Swann studied dance before he became a football player, dragged to classes as a child by his mother. A hundred yards of turf became his stage. Dance training “gave me another dimension,” he says. “A comfort level in terms of my technique, timing and sense of rhythm to the game.” His tap teacher taught him that “the end of one move is the beginning of the next move. You had to be balanced in order to make that transition. There’s a timing and rhythm to every play.” What it often came down to, he says, was “having the dance background in your head and having the rhythm, and rehearsing it over and over.”

 

Later in the article, Kaufman interviews Swann and Tharp about the making of Dance is a Man’s Sport, Too:

 

Swann recalls that during rehearsal, he was catching more air than Martins, the tall Dane then at the height of stardom in the ballet world. Choreographer George Balanchine, Martins’ boss, was watching and, as Swann recalls, Balanchine called out to his star dancer that “he should jump a little higher, ’cause the little fellow was jumping up higher.” 

      Tharp, too, remembers Swann’s jump, and more. “He was so unbelievably elegant,” she says in a recent interview. “He had an extraordinary elevation, and he had a capacity to hang in the air.

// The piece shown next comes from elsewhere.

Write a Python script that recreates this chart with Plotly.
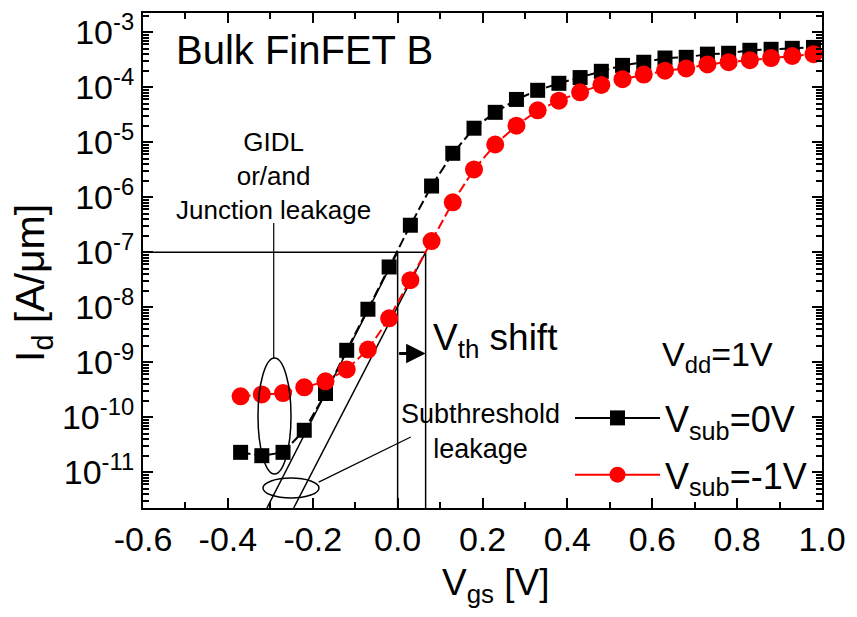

His stamina was unending, his speed, his flexibility, his maneuverability to get around a corner very fast. …I’ve never worked with any other gentleman of that caliber.

      “…The guy is a phenomenal physical presence, and that’s what dancers are, too. Let’s just call him an amazing athlete, and that is something that dancers, too, can aspire to. I mean, the guy had it all — he just wasn’t trained in brisé volé.”